There is an emerging technique that recognizes that "hey, these two problems are actually pretty similar: they both want to carefully manage the dance of data between memory and disk and have some specific policies around how data can be moved between those two. What if we used the same mechanism for both of them?" What if we just used one big buffer pool for both of them?
DuckDB has a nice blog post about how and why they decided to implement something like this, and Otaki et. al have a really nice paper further exploring the idea and getting into some of the additional benefits and reasons why strictly bounding memory is good (multitenancy is a big one!)
I love this idea. It elegantly solves a lot of problems that I've personally experienced, and on top of that, opens up avenues to solve problems I hadn't even thought about: how can we cleanly serve workloads that are IO heavy and workloads that are query-heavy? Lots of general purpose SQL databases, especially for smaller deployments, are expected to do an adequate job on both of these things, and having a system that can allocate memory to whichever of these a system needs at a particular time without the operator having the manually resize things is pretty nice.

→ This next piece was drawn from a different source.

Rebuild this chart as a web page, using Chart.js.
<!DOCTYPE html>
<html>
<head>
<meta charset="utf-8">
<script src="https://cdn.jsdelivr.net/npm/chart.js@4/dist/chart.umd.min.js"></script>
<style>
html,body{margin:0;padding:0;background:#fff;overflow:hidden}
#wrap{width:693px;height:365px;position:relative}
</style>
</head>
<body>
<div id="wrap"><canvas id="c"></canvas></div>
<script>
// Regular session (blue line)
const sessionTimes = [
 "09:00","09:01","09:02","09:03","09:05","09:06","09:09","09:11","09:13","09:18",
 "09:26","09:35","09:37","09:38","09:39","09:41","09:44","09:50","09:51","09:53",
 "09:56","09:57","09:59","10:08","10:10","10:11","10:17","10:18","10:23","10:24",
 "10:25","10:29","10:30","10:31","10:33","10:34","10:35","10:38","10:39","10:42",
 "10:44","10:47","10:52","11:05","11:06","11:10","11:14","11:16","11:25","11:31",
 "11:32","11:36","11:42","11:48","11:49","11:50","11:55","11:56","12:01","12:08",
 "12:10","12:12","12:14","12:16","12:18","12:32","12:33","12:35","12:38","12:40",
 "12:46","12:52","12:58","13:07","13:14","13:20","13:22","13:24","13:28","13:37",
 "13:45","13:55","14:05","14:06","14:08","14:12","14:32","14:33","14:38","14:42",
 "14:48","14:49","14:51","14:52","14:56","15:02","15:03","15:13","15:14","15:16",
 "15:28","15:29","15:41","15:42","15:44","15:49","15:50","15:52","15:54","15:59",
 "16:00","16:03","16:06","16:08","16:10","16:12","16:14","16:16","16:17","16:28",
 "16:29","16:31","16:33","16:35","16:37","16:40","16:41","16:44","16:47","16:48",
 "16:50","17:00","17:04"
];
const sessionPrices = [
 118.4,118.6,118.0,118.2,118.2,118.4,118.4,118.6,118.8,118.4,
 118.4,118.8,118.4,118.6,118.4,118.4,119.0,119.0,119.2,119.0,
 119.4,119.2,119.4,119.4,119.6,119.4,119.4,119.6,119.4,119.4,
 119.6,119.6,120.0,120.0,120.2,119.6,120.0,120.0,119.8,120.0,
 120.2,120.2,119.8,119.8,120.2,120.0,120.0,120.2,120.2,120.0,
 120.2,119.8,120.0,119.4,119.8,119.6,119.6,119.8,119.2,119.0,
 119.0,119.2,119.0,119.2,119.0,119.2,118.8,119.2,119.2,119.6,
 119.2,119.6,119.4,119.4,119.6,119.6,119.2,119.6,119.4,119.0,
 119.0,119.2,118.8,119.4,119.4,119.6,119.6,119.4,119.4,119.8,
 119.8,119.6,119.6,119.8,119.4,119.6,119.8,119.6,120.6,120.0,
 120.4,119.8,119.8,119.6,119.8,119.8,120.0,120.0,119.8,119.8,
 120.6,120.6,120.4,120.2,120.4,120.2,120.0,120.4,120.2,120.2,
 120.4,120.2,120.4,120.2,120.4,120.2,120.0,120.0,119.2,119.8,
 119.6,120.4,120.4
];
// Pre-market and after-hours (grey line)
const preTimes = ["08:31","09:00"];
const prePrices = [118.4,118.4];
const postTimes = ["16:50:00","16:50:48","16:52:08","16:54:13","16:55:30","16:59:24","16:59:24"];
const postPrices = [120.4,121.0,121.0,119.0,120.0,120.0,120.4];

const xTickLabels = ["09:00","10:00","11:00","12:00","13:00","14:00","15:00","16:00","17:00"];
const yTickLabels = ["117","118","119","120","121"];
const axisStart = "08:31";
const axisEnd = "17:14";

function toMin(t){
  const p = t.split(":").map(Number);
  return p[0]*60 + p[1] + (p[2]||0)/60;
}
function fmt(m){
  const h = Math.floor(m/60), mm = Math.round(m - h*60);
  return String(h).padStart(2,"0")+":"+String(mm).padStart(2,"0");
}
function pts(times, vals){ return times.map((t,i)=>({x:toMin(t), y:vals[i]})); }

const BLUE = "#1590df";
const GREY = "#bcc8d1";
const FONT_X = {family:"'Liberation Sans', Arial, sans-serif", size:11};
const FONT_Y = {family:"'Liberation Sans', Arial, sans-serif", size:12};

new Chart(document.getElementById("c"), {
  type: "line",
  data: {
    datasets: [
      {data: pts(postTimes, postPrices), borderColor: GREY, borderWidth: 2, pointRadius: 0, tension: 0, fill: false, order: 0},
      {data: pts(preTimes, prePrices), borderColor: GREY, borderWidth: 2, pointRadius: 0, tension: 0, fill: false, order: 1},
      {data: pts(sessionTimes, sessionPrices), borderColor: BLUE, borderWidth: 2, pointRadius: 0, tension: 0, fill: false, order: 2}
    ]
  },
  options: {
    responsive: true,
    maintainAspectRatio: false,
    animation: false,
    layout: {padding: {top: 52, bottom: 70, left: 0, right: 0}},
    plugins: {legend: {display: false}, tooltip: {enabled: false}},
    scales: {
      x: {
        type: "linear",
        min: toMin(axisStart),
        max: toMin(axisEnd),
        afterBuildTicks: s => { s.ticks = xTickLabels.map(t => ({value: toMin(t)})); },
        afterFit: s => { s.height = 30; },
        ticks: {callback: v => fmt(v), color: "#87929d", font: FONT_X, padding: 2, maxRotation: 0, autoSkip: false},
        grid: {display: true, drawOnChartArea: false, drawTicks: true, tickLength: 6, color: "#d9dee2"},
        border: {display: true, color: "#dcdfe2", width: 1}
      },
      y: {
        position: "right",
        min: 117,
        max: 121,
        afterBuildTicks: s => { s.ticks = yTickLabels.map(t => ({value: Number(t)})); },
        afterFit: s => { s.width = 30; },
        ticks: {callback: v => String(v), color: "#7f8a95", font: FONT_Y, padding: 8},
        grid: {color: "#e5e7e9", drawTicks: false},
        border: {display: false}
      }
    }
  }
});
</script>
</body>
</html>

Obviously, this creates a lot of new problems too. Your buffer pool has to be more complicated to account for the fact that the pages need to be treated differently. The traditional buffer pool use of disk cares both about the fact that disk is both larger-than-memory and durable, but the query processing use cares only about the fact that it's larger-than-memory. Plus your query operators need to be written specifically against this kind of storage, I think you probably couldn't take an off-the-shelf query processor and easily have it work. You probably need to use a language with good manual memory management, like C++, Rust, or Zig to fully reap the benefits of it.
I hope we see more exploration of this idea in the future because I think it's really cool.